* [Task details]:
Copy out the material below in full, but not its images.

* [Data excerpt]:
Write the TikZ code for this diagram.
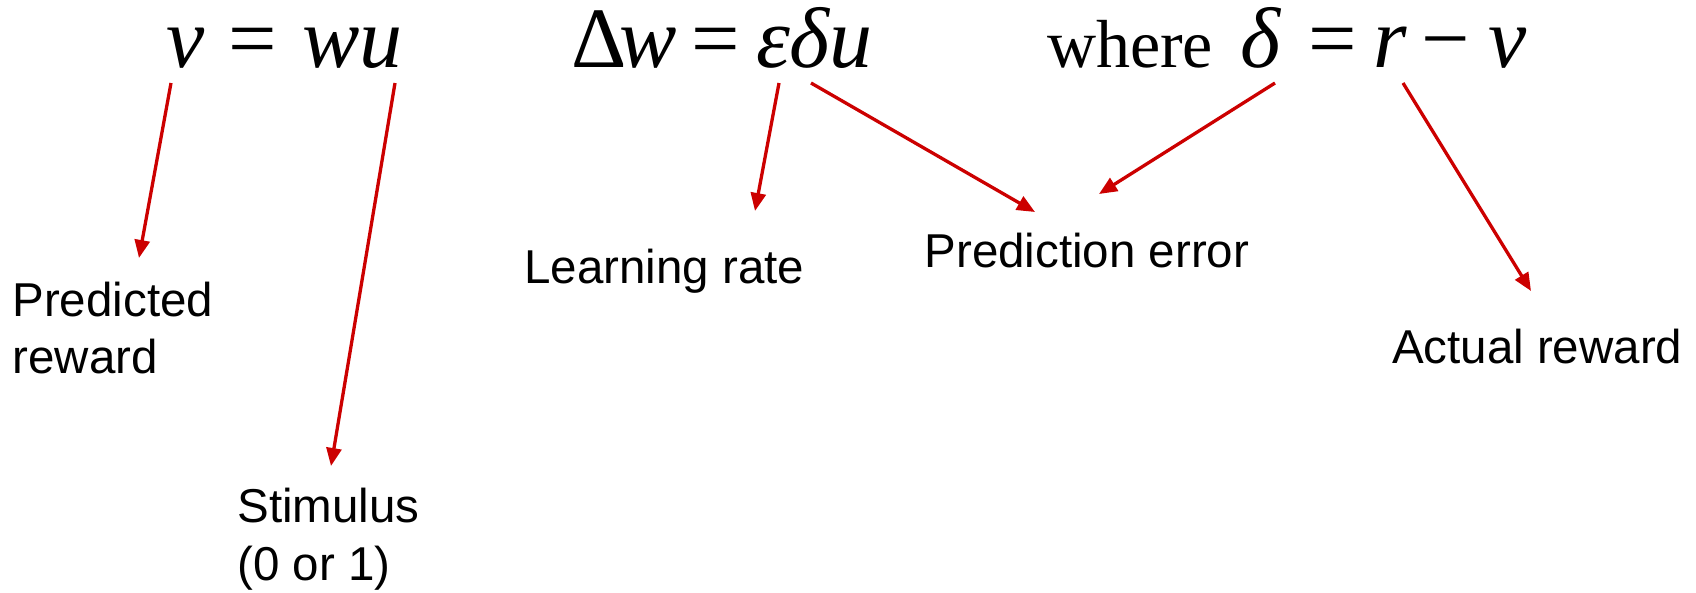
\documentclass[tikz,border=0pt]{standalone}
\usepackage{fontspec}
\setmainfont{Liberation Serif}
\newfontfamily\labelfont{Liberation Sans}
\usetikzlibrary{arrows.meta}
\definecolor{arrowred}{RGB}{204,0,0}
\tikzset{
  eqtext/.style={inner sep=0pt, outer sep=0pt, anchor=base west, font=\fontsize{86}{100}\selectfont},
  wheretext/.style={inner sep=0pt, outer sep=0pt, anchor=base west, font=\fontsize{68}{80}\selectfont},
  lbl/.style={inner sep=0pt, outer sep=0pt, anchor=base west, font=\labelfont\fontsize{47.5}{57}\selectfont},
  redarrow/.style={draw=arrowred, line width=3.3pt, -{Triangle[length=18pt,width=15pt]}}
}
\begin{document}
\begin{tikzpicture}[x=1pt, y=-1pt]
  \useasboundingbox (0,0) rectangle (1696,592);
  % equation 1
  \node[eqtext] (e1v) at (166,67) {\itshape v};
  \node[eqtext] (e1eq) at (228,67) {=};
  \node[eqtext] (e1wu) at (302,67) {\itshape wu};
  % equation 2
  \node[eqtext] (e2d) at (571,67) {Δ};
  \node[eqtext] (e2w) at (619,67) {\itshape w};
  \node[eqtext] (e2eq) at (691,67) {=};
  \node[eqtext] (e2edu) at (756,67) {\itshape εδu};
  % equation 3
  \node[wheretext] (e3where) at (1047,67) {where};
  \node[eqtext] (e3d) at (1240,67) {\itshape δ};
  \node[eqtext] (e3eq) at (1308,67) {=};
  \node[eqtext] (e3r) at (1373,67) {\itshape r};
  \node[eqtext] (e3minus) at (1421,67) {−};
  \node[eqtext] (e3v) at (1488,67) {\itshape v};
  % labels
  \node[lbl] (predA) at (12.5,316) {Predicted};
  \node[lbl] (predB) at (12.5,373) {reward};
  \node[lbl] (stimA) at (237.5,522) {Stimulus};
  \node[lbl] (stimB) at (237.5,580) {(0 or 1)};
  \node[lbl] (learn) at (524.5,283) {Learning rate};
  \node[lbl] (perr) at (924.5,267) {Prediction error};
  \node[lbl] (actual) at (1392,363) {Actual reward};
  % arrow end points
  \coordinate (s1) at (171,83);  \coordinate (t1) at (139,258);
  \coordinate (s2) at (395,83);  \coordinate (t2) at (331,466);
  \coordinate (s3) at (779,83);  \coordinate (t3) at (755,211);
  \coordinate (s4) at (811,83);  \coordinate (t4) at (1035,212);
  \coordinate (s5) at (1275,83); \coordinate (t5) at (1099,194);
  \coordinate (s6) at (1403,83); \coordinate (t6) at (1531,291);
  \draw[redarrow] (s1) -- (t1);
  \draw[redarrow] (s2) -- (t2);
  \draw[redarrow] (s3) -- (t3);
  \draw[redarrow] (s4) -- (t4);
  \draw[redarrow] (s5) -- (t5);
  \draw[redarrow] (s6) -- (t6);
\end{tikzpicture}
\end{document}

* [Task output]:
Write the TikZ code for this diagram.
\documentclass[tikz,border=0pt]{standalone}
\usepackage{fontspec}
\setmainfont{Liberation Serif}
\newfontfamily\labelfont{Liberation Sans}
\usetikzlibrary{arrows.meta}
\definecolor{arrowred}{RGB}{204,0,0}
\tikzset{
  eqtext/.style={inner sep=0pt, outer sep=0pt, anchor=base west, font=\fontsize{86}{100}\selectfont},
  wheretext/.style={inner sep=0pt, outer sep=0pt, anchor=base west, font=\fontsize{68}{80}\selectfont},
  lbl/.style={inner sep=0pt, outer sep=0pt, anchor=base west, font=\labelfont\fontsize{47.5}{57}\selectfont},
  redarrow/.style={draw=arrowred, line width=3.3pt, -{Triangle[length=18pt,width=15pt]}}
}
\begin{document}
\begin{tikzpicture}[x=1pt, y=-1pt]
  \useasboundingbox (0,0) rectangle (1696,592);
  % equation 1
  \node[eqtext] (e1v) at (166,67) {\itshape v};
  \node[eqtext] (e1eq) at (228,67) {=};
  \node[eqtext] (e1wu) at (302,67) {\itshape wu};
  % equation 2
  \node[eqtext] (e2d) at (571,67) {Δ};
  \node[eqtext] (e2w) at (619,67) {\itshape w};
  \node[eqtext] (e2eq) at (691,67) {=};
  \node[eqtext] (e2edu) at (756,67) {\itshape εδu};
  % equation 3
  \node[wheretext] (e3where) at (1047,67) {where};
  \node[eqtext] (e3d) at (1240,67) {\itshape δ};
  \node[eqtext] (e3eq) at (1308,67) {=};
  \node[eqtext] (e3r) at (1373,67) {\itshape r};
  \node[eqtext] (e3minus) at (1421,67) {−};
  \node[eqtext] (e3v) at (1488,67) {\itshape v};
  % labels
  \node[lbl] (predA) at (12.5,316) {Predicted};
  \node[lbl] (predB) at (12.5,373) {reward};
  \node[lbl] (stimA) at (237.5,522) {Stimulus};
  \node[lbl] (stimB) at (237.5,580) {(0 or 1)};
  \node[lbl] (learn) at (524.5,283) {Learning rate};
  \node[lbl] (perr) at (924.5,267) {Prediction error};
  \node[lbl] (actual) at (1392,363) {Actual reward};
  % arrow end points
  \coordinate (s1) at (171,83);  \coordinate (t1) at (139,258);
  \coordinate (s2) at (395,83);  \coordinate (t2) at (331,466);
  \coordinate (s3) at (779,83);  \coordinate (t3) at (755,211);
  \coordinate (s4) at (811,83);  \coordinate (t4) at (1035,212);
  \coordinate (s5) at (1275,83); \coordinate (t5) at (1099,194);
  \coordinate (s6) at (1403,83); \coordinate (t6) at (1531,291);
  \draw[redarrow] (s1) -- (t1);
  \draw[redarrow] (s2) -- (t2);
  \draw[redarrow] (s3) -- (t3);
  \draw[redarrow] (s4) -- (t4);
  \draw[redarrow] (s5) -- (t5);
  \draw[redarrow] (s6) -- (t6);
\end{tikzpicture}
\end{document}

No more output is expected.